DATA LINES =>
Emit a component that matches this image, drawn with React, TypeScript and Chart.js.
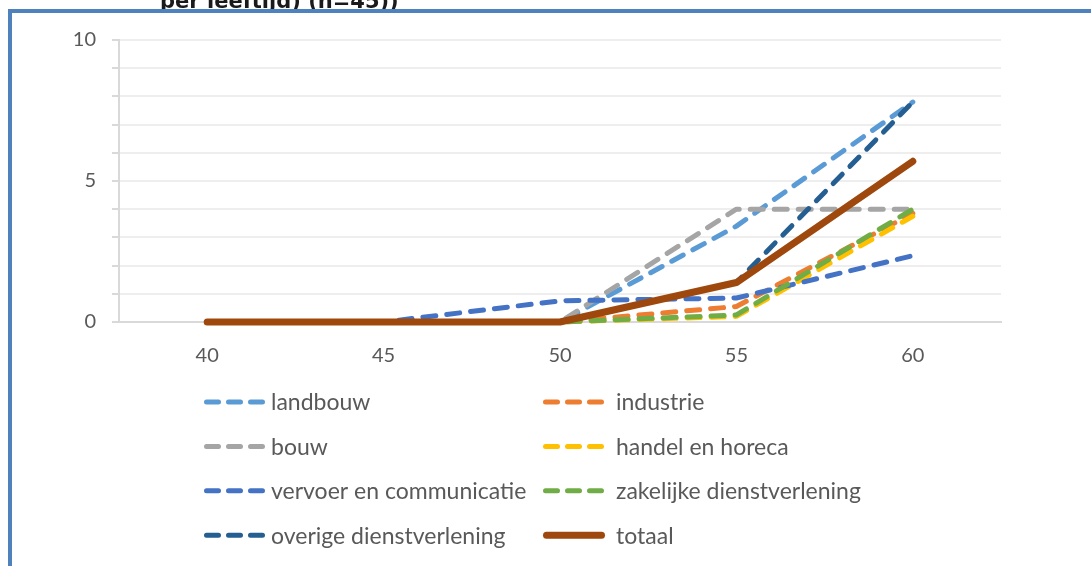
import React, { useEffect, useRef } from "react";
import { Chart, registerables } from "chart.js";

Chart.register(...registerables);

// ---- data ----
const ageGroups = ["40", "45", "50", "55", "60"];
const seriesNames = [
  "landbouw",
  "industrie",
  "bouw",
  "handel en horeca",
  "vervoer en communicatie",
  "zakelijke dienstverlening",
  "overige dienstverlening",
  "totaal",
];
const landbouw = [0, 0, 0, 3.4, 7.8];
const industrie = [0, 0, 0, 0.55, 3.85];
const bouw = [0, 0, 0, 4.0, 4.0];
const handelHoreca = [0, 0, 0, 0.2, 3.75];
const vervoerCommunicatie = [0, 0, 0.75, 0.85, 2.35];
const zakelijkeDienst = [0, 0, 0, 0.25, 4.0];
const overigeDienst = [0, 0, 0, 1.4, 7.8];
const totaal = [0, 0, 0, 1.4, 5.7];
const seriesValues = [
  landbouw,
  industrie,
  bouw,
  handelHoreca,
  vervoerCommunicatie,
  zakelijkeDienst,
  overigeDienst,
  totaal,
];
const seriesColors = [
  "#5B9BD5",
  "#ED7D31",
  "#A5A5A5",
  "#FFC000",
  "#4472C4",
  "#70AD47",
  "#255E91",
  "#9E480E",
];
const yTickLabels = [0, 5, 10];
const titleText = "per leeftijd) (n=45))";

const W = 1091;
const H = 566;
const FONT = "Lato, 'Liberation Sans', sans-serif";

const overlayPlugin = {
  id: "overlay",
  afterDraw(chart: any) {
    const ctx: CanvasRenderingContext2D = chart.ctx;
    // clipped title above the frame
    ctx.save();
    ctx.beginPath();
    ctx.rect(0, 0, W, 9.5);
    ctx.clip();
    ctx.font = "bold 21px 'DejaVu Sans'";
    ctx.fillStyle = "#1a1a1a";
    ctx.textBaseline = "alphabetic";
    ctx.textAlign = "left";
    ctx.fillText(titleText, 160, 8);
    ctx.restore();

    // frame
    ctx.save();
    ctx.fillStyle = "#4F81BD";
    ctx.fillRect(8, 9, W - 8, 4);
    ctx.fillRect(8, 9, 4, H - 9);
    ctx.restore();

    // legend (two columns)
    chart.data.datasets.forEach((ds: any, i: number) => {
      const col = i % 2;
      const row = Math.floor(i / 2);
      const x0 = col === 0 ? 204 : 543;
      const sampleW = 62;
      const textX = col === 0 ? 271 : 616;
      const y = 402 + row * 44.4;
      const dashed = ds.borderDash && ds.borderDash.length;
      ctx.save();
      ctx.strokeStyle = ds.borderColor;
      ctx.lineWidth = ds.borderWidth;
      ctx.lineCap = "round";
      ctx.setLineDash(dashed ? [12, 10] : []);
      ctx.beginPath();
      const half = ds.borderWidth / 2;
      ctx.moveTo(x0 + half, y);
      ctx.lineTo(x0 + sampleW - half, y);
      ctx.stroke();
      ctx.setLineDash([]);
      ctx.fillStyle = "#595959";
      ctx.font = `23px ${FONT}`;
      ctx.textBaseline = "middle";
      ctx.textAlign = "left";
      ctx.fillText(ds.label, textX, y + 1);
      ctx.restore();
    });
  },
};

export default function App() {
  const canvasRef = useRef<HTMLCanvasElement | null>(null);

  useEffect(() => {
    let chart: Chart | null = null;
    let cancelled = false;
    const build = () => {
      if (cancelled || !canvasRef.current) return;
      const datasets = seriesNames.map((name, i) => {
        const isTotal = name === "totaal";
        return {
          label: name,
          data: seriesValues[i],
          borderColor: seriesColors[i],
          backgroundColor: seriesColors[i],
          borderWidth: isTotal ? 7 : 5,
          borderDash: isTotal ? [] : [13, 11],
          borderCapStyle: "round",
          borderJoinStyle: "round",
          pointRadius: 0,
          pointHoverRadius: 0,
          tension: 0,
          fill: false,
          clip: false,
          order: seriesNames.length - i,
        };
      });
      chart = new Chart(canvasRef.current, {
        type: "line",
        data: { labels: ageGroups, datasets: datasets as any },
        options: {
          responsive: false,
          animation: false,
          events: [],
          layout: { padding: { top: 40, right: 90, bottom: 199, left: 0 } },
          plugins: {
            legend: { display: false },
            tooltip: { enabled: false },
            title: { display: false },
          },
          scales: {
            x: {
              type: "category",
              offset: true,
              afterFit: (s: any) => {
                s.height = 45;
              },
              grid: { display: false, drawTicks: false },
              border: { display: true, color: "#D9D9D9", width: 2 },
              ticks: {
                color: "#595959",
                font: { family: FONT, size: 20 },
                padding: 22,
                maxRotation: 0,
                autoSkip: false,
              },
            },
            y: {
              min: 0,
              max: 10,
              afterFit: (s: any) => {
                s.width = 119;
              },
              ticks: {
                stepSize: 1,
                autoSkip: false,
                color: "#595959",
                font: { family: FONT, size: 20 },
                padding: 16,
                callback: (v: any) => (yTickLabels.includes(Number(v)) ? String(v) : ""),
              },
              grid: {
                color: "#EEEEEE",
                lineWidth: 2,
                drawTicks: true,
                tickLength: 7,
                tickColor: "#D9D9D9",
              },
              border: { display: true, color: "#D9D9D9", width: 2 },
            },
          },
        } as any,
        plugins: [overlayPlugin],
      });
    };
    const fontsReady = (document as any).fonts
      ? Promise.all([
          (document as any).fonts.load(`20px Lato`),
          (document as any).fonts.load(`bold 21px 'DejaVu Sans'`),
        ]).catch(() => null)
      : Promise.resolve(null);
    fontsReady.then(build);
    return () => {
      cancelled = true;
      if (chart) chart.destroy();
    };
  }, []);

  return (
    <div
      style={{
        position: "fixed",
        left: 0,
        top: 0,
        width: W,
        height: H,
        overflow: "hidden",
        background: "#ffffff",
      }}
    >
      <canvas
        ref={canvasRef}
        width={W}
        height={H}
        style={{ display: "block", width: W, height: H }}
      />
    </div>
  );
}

WORK REQUIRED => Without the pictures, retype the whole of the material above exactly.

IN RESPONSE =>
Emit a component that matches this image, drawn with React, TypeScript and Chart.js.
import React, { useEffect, useRef } from "react";
import { Chart, registerables } from "chart.js";

Chart.register(...registerables);

// ---- data ----
const ageGroups = ["40", "45", "50", "55", "60"];
const seriesNames = [
  "landbouw",
  "industrie",
  "bouw",
  "handel en horeca",
  "vervoer en communicatie",
  "zakelijke dienstverlening",
  "overige dienstverlening",
  "totaal",
];
const landbouw = [0, 0, 0, 3.4, 7.8];
const industrie = [0, 0, 0, 0.55, 3.85];
const bouw = [0, 0, 0, 4.0, 4.0];
const handelHoreca = [0, 0, 0, 0.2, 3.75];
const vervoerCommunicatie = [0, 0, 0.75, 0.85, 2.35];
const zakelijkeDienst = [0, 0, 0, 0.25, 4.0];
const overigeDienst = [0, 0, 0, 1.4, 7.8];
const totaal = [0, 0, 0, 1.4, 5.7];
const seriesValues = [
  landbouw,
  industrie,
  bouw,
  handelHoreca,
  vervoerCommunicatie,
  zakelijkeDienst,
  overigeDienst,
  totaal,
];
const seriesColors = [
  "#5B9BD5",
  "#ED7D31",
  "#A5A5A5",
  "#FFC000",
  "#4472C4",
  "#70AD47",
  "#255E91",
  "#9E480E",
];
const yTickLabels = [0, 5, 10];
const titleText = "per leeftijd) (n=45))";

const W = 1091;
const H = 566;
const FONT = "Lato, 'Liberation Sans', sans-serif";

const overlayPlugin = {
  id: "overlay",
  afterDraw(chart: any) {
    const ctx: CanvasRenderingContext2D = chart.ctx;
    // clipped title above the frame
    ctx.save();
    ctx.beginPath();
    ctx.rect(0, 0, W, 9.5);
    ctx.clip();
    ctx.font = "bold 21px 'DejaVu Sans'";
    ctx.fillStyle = "#1a1a1a";
    ctx.textBaseline = "alphabetic";
    ctx.textAlign = "left";
    ctx.fillText(titleText, 160, 8);
    ctx.restore();

    // frame
    ctx.save();
    ctx.fillStyle = "#4F81BD";
    ctx.fillRect(8, 9, W - 8, 4);
    ctx.fillRect(8, 9, 4, H - 9);
    ctx.restore();

    // legend (two columns)
    chart.data.datasets.forEach((ds: any, i: number) => {
      const col = i % 2;
      const row = Math.floor(i / 2);
      const x0 = col === 0 ? 204 : 543;
      const sampleW = 62;
      const textX = col === 0 ? 271 : 616;
      const y = 402 + row * 44.4;
      const dashed = ds.borderDash && ds.borderDash.length;
      ctx.save();
      ctx.strokeStyle = ds.borderColor;
      ctx.lineWidth = ds.borderWidth;
      ctx.lineCap = "round";
      ctx.setLineDash(dashed ? [12, 10] : []);
      ctx.beginPath();
      const half = ds.borderWidth / 2;
      ctx.moveTo(x0 + half, y);
      ctx.lineTo(x0 + sampleW - half, y);
      ctx.stroke();
      ctx.setLineDash([]);
      ctx.fillStyle = "#595959";
      ctx.font = `23px ${FONT}`;
      ctx.textBaseline = "middle";
      ctx.textAlign = "left";
      ctx.fillText(ds.label, textX, y + 1);
      ctx.restore();
    });
  },
};

export default function App() {
  const canvasRef = useRef<HTMLCanvasElement | null>(null);

  useEffect(() => {
    let chart: Chart | null = null;
    let cancelled = false;
    const build = () => {
      if (cancelled || !canvasRef.current) return;
      const datasets = seriesNames.map((name, i) => {
        const isTotal = name === "totaal";
        return {
          label: name,
          data: seriesValues[i],
          borderColor: seriesColors[i],
          backgroundColor: seriesColors[i],
          borderWidth: isTotal ? 7 : 5,
          borderDash: isTotal ? [] : [13, 11],
          borderCapStyle: "round",
          borderJoinStyle: "round",
          pointRadius: 0,
          pointHoverRadius: 0,
          tension: 0,
          fill: false,
          clip: false,
          order: seriesNames.length - i,
        };
      });
      chart = new Chart(canvasRef.current, {
        type: "line",
        data: { labels: ageGroups, datasets: datasets as any },
        options: {
          responsive: false,
          animation: false,
          events: [],
          layout: { padding: { top: 40, right: 90, bottom: 199, left: 0 } },
          plugins: {
            legend: { display: false },
            tooltip: { enabled: false },
            title: { display: false },
          },
          scales: {
            x: {
              type: "category",
              offset: true,
              afterFit: (s: any) => {
                s.height = 45;
              },
              grid: { display: false, drawTicks: false },
              border: { display: true, color: "#D9D9D9", width: 2 },
              ticks: {
                color: "#595959",
                font: { family: FONT, size: 20 },
                padding: 22,
                maxRotation: 0,
                autoSkip: false,
              },
            },
            y: {
              min: 0,
              max: 10,
              afterFit: (s: any) => {
                s.width = 119;
              },
              ticks: {
                stepSize: 1,
                autoSkip: false,
                color: "#595959",
                font: { family: FONT, size: 20 },
                padding: 16,
                callback: (v: any) => (yTickLabels.includes(Number(v)) ? String(v) : ""),
              },
              grid: {
                color: "#EEEEEE",
                lineWidth: 2,
                drawTicks: true,
                tickLength: 7,
                tickColor: "#D9D9D9",
              },
              border: { display: true, color: "#D9D9D9", width: 2 },
            },
          },
        } as any,
        plugins: [overlayPlugin],
      });
    };
    const fontsReady = (document as any).fonts
      ? Promise.all([
          (document as any).fonts.load(`20px Lato`),
          (document as any).fonts.load(`bold 21px 'DejaVu Sans'`),
        ]).catch(() => null)
      : Promise.resolve(null);
    fontsReady.then(build);
    return () => {
      cancelled = true;
      if (chart) chart.destroy();
    };
  }, []);

  return (
    <div
      style={{
        position: "fixed",
        left: 0,
        top: 0,
        width: W,
        height: H,
        overflow: "hidden",
        background: "#ffffff",
      }}
    >
      <canvas
        ref={canvasRef}
        width={W}
        height={H}
        style={{ display: "block", width: W, height: H }}
      />
    </div>
  );
}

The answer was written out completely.